-- Work instructions --
Drop every picture. Then return, exactly, the lines from the beginning of the listing below through the one containing "(telnetlbl) at (1165,1180)".

-- Dataset section --

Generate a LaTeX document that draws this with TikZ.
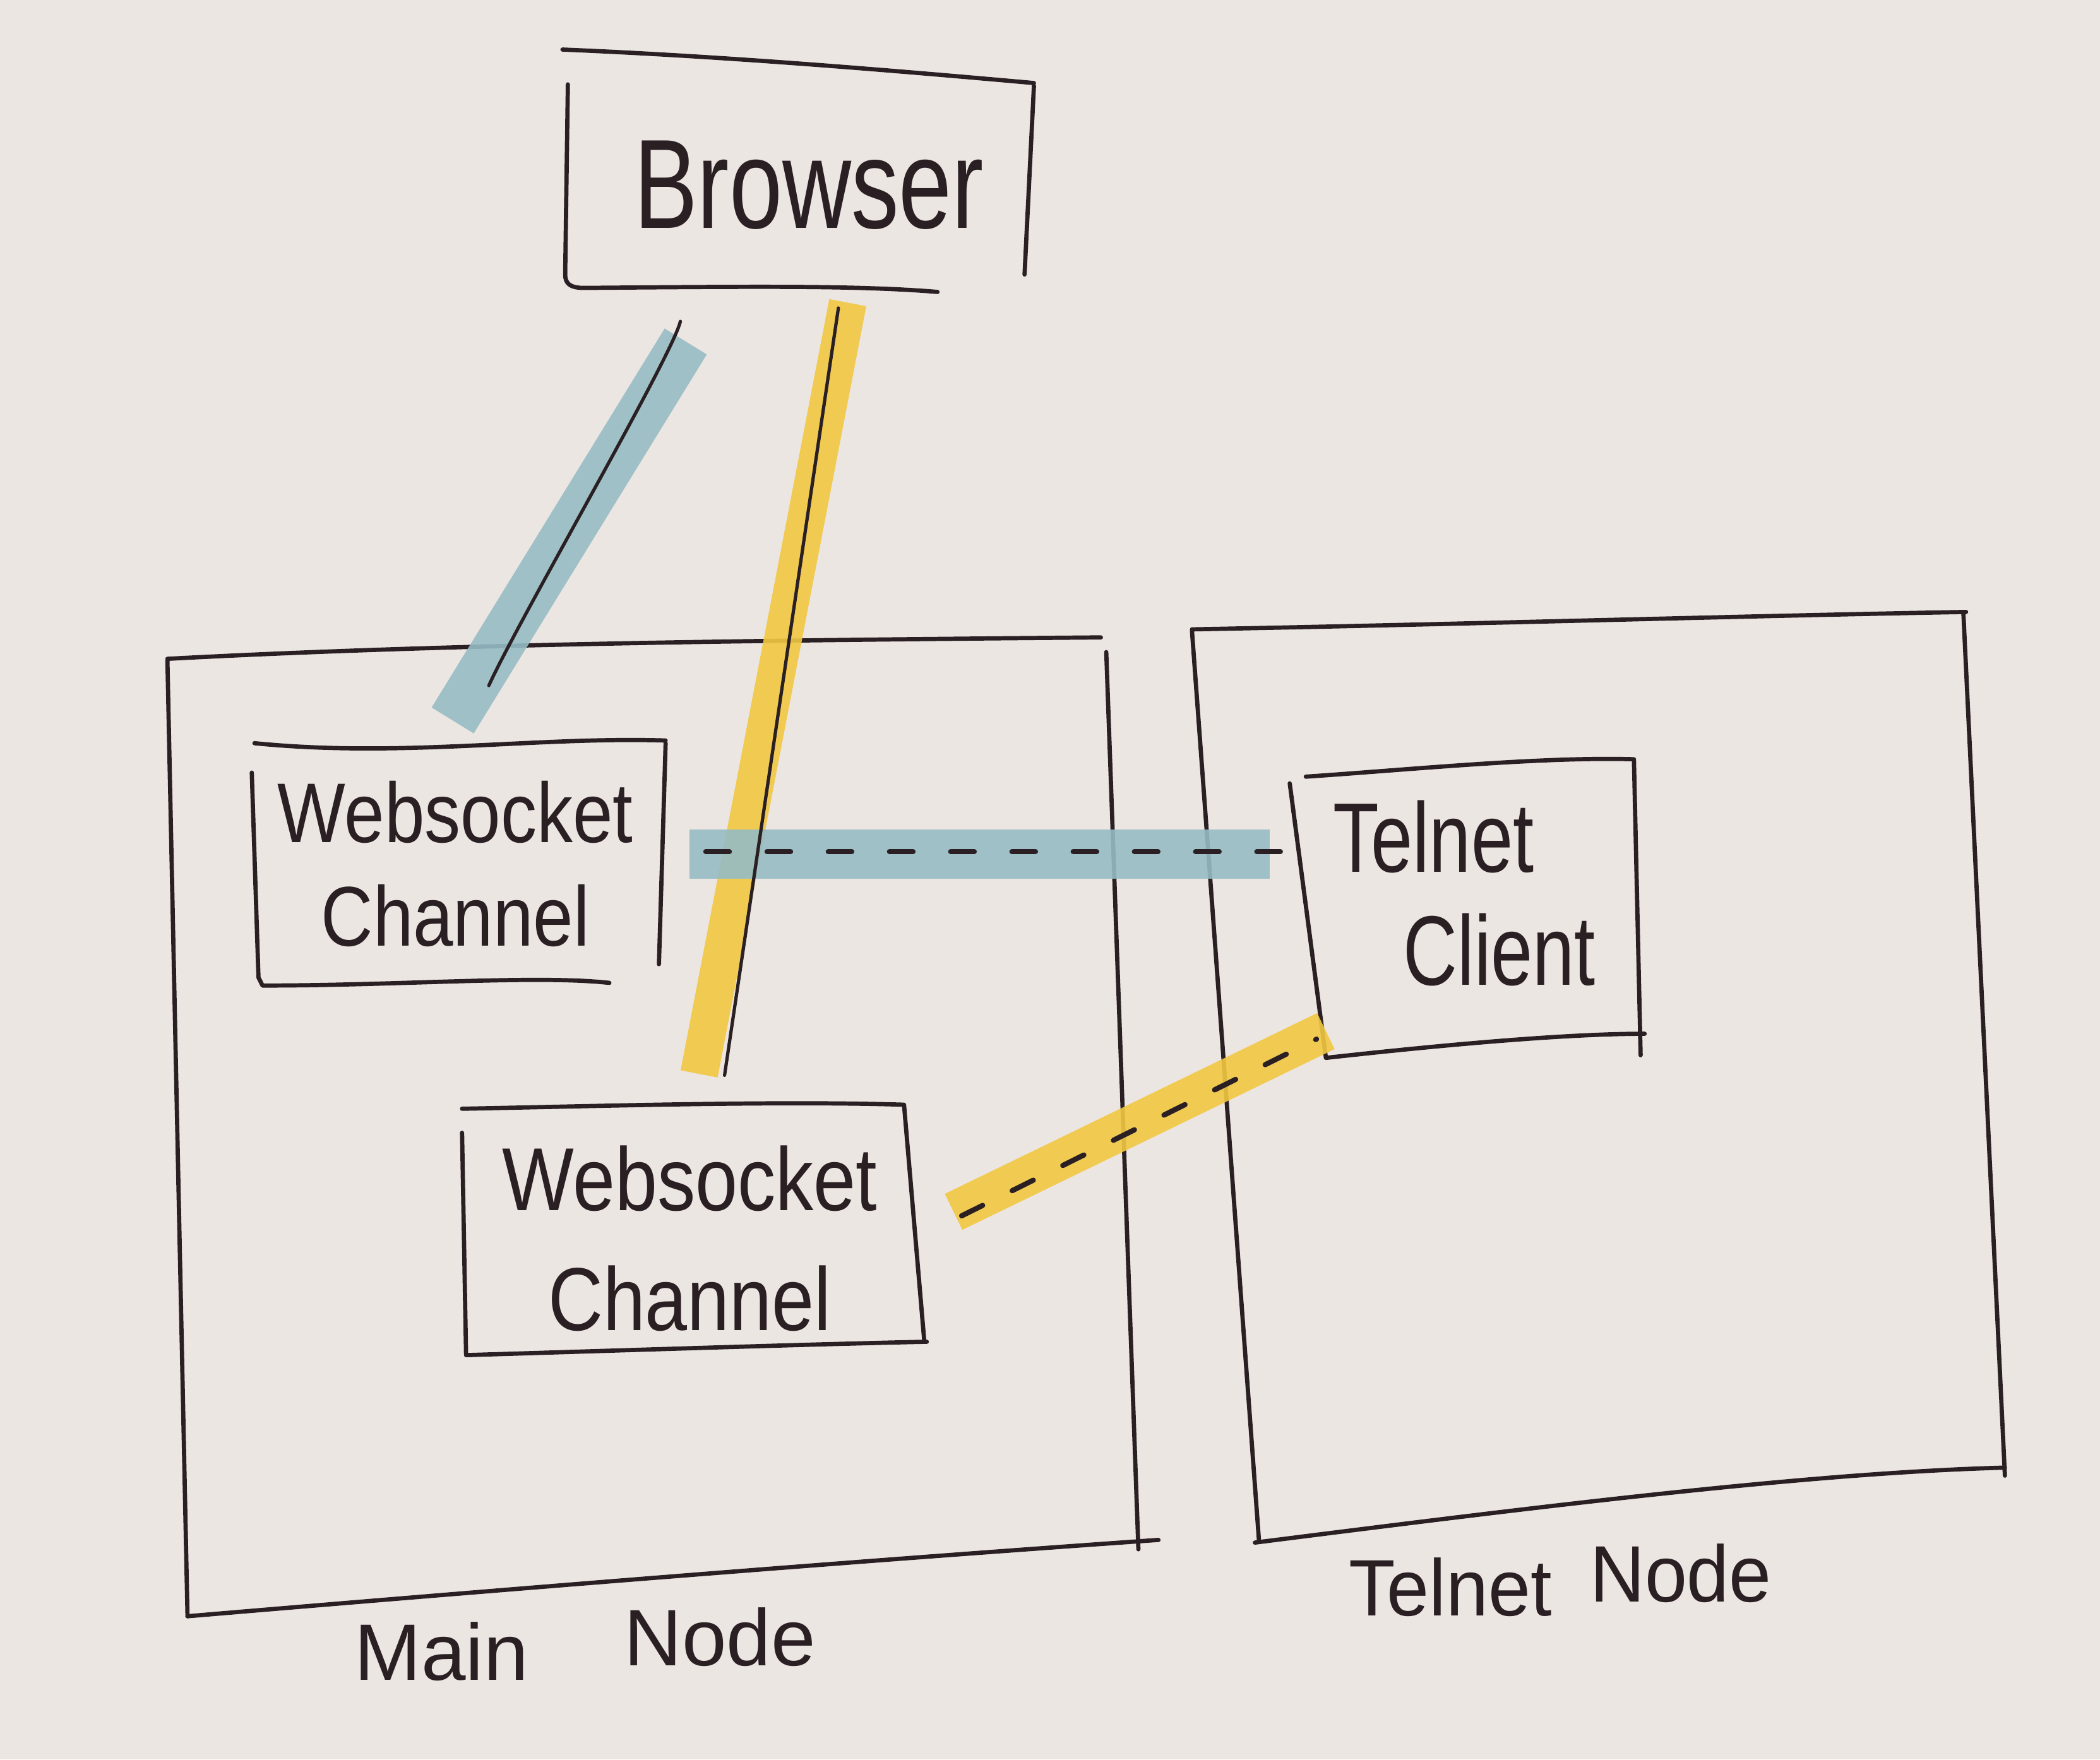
\documentclass[tikz,border=0pt]{standalone}
\usepackage{fontspec}
\setmainfont{Liberation Sans}
\usetikzlibrary{calc}
\definecolor{paper}{HTML}{ECE6E2}
\definecolor{ink}{HTML}{2A2024}
\definecolor{hlblue}{HTML}{96BCC4}
\definecolor{hlyellow}{HTML}{F2C843}
\newcommand{\sx}[2]{\scalebox{#1}[1]{#2}}
\tikzset{
  pen/.style={draw=ink, line width=0.9pt, line cap=round, line join=round},
  thinpen/.style={draw=ink, line width=0.7pt, line cap=round},
  dashpen/.style={draw=ink, line width=1.1pt, line cap=round, dash pattern=on 5pt off 8pt},
  hlb/.style={draw=hlblue, line width=10.5pt, line cap=butt, opacity=0.9},
  hly/.style={draw=hlyellow, line width=8pt, line cap=butt, opacity=0.9},
  txt/.style={text=ink, align=center, inner sep=0pt},
}
\begin{document}
\begin{tikzpicture}[x=0.01cm, y=-0.01cm]
\fill[paper] (0,0) rectangle (1568,1314);
\useasboundingbox (0,0) rectangle (1568,1314);

% ---- text nodes (boxes) ----
\node[txt, font=\fontsize{27}{30}\selectfont] (browser) at (604,138) {\sx{.75}{Browser}};
\node[txt, font=\fontsize{18}{22}\selectfont] (ws1) at (340,645) {\sx{.85}{Websocket}\\\sx{.85}{Channel}};
\node[txt, font=\fontsize{19}{25.5}\selectfont] (ws2) at (515,925) {\sx{.85}{Websocket}\\\sx{.85}{Channel}};
\node[txt, font=\fontsize{21}{24}\selectfont] (tc) at (1095,667) {\sx{.76}{Telnet}\hspace*{14pt}\\\hspace*{14pt}\sx{.76}{Client}};
\node[inner sep=0pt, minimum width=7.15cm, minimum height=7cm] (main) at (487,830) {};
\node[inner sep=0pt, minimum width=5.68cm, minimum height=6.63cm] (telnet) at (1196,793) {};
\node[txt, font=\fontsize{17}{20}\selectfont] (mainlbl) at (437,1228) {Main\hspace{1.2em}\raisebox{3pt}{Node}};
\node[txt, font=\fontsize{17}{20}\selectfont] (telnetlbl) at (1165,1180) {\sx{.95}{Telnet\hspace{0.5em}\raisebox{3pt}{Node}}};

% ---- hand-drawn box outlines ----
% Browser
\draw[pen] (420,37) .. controls (540,42) and (660,52) .. (772,62);
\draw[pen] (424,63) -- (422,205) .. controls (422,212) and (426,215) .. (436,215) .. controls (560,214) and (640,213) .. (700,218);
\draw[pen] (772,64) -- (765,205);
% Main Node
\draw[pen] (125,492) .. controls (350,480) and (600,478) .. (822,476);
\draw[pen] (125,493) -- (140,1207);
\draw[pen] (826,487) -- (850,1157);
\draw[pen] (140,1207) .. controls (400,1185) and (650,1165) .. (865,1150);
% Telnet Node
\draw[pen] (890,470) .. controls (1100,466) and (1300,460) .. (1468,457);
\draw[pen] (890,471) -- (940,1150);
\draw[pen] (1466,458) -- (1497,1102);
\draw[pen] (937,1152) .. controls (1150,1125) and (1350,1100) .. (1497,1096);
% Websocket Channel 1
\draw[pen] (190,555) .. controls (300,566) and (400,550) .. (497,553);
\draw[pen] (188,577) -- (193,730) -- (196,736) .. controls (300,736) and (400,728) .. (455,734);
\draw[pen] (497,555) -- (492,720);
% Websocket Channel 2
\draw[pen] (345,828) .. controls (450,826) and (580,822) .. (675,825) -- (690,1000);
\draw[pen] (345,846) -- (348,1012) .. controls (480,1008) and (600,1004) .. (692,1002);
% Telnet Client
\draw[pen] (975,580) .. controls (1050,575) and (1150,565) .. (1220,567) -- (1225,788);
\draw[pen] (963,585) -- (990,790) .. controls (1080,780) and (1170,772) .. (1228,772);

% ---- connectors ----
% yellow: Browser -> Websocket Channel 2
\coordinate (y1a) at ($(browser)+(29,88)$);
\coordinate (y1b) at ($(ws2)+(7,-123)$);
\draw[hly] (y1a) -- (y1b);
% yellow dashed: Websocket Channel 2 -> Telnet Client
\coordinate (y2a) at ($(ws2)+(197,-20)$);
\coordinate (y2b) at ($(tc)+(-105,103)$);
\draw[hly, line width=8.5pt] (y2a) -- (y2b);
% blue: Browser -> Websocket Channel 1
\coordinate (b1a) at ($(browser)+(-92,117)$);
\coordinate (b1b) at ($(ws1)+(-2,-107)$);
\draw[hlb] (b1a) -- (b1b);
% blue dashed: Websocket Channel 1 -> Telnet Client
\coordinate (b2a) at ($(ws1)+(175,-7)$);
\coordinate (b2b) at ($(tc)+(-147,-29)$);
\draw[hlb] (b2a) -- (b2b);

% ink lines over the highlights
\draw[thinpen] ($(browser)+(-96,102)$) .. controls ($(browser)+(-102,128)$) and ($(ws1)+(45,-178)$) .. ($(ws1)+(25,-133)$);
\draw[thinpen] ($(browser)+(22,92)$) -- ($(ws2)+(26,-122)$);
\draw[dashpen] ($(ws1)+(187,-9)$) -- ($(tc)+(-137,-31)$);
\draw[dashpen, dash pattern=on 5pt off 7pt] ($(ws2)+(203,-17)$) -- ($(tc)+(-112,109)$);
\end{tikzpicture}
\end{document}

-- Complete answer --
Generate a LaTeX document that draws this with TikZ.
\documentclass[tikz,border=0pt]{standalone}
\usepackage{fontspec}
\setmainfont{Liberation Sans}
\usetikzlibrary{calc}
\definecolor{paper}{HTML}{ECE6E2}
\definecolor{ink}{HTML}{2A2024}
\definecolor{hlblue}{HTML}{96BCC4}
\definecolor{hlyellow}{HTML}{F2C843}
\newcommand{\sx}[2]{\scalebox{#1}[1]{#2}}
\tikzset{
  pen/.style={draw=ink, line width=0.9pt, line cap=round, line join=round},
  thinpen/.style={draw=ink, line width=0.7pt, line cap=round},
  dashpen/.style={draw=ink, line width=1.1pt, line cap=round, dash pattern=on 5pt off 8pt},
  hlb/.style={draw=hlblue, line width=10.5pt, line cap=butt, opacity=0.9},
  hly/.style={draw=hlyellow, line width=8pt, line cap=butt, opacity=0.9},
  txt/.style={text=ink, align=center, inner sep=0pt},
}
\begin{document}
\begin{tikzpicture}[x=0.01cm, y=-0.01cm]
\fill[paper] (0,0) rectangle (1568,1314);
\useasboundingbox (0,0) rectangle (1568,1314);

% ---- text nodes (boxes) ----
\node[txt, font=\fontsize{27}{30}\selectfont] (browser) at (604,138) {\sx{.75}{Browser}};
\node[txt, font=\fontsize{18}{22}\selectfont] (ws1) at (340,645) {\sx{.85}{Websocket}\\\sx{.85}{Channel}};
\node[txt, font=\fontsize{19}{25.5}\selectfont] (ws2) at (515,925) {\sx{.85}{Websocket}\\\sx{.85}{Channel}};
\node[txt, font=\fontsize{21}{24}\selectfont] (tc) at (1095,667) {\sx{.76}{Telnet}\hspace*{14pt}\\\hspace*{14pt}\sx{.76}{Client}};
\node[inner sep=0pt, minimum width=7.15cm, minimum height=7cm] (main) at (487,830) {};
\node[inner sep=0pt, minimum width=5.68cm, minimum height=6.63cm] (telnet) at (1196,793) {};
\node[txt, font=\fontsize{17}{20}\selectfont] (mainlbl) at (437,1228) {Main\hspace{1.2em}\raisebox{3pt}{Node}};
\node[txt, font=\fontsize{17}{20}\selectfont] (telnetlbl) at (1165,1180) {\sx{.95}{Telnet\hspace{0.5em}\raisebox{3pt}{Node}}};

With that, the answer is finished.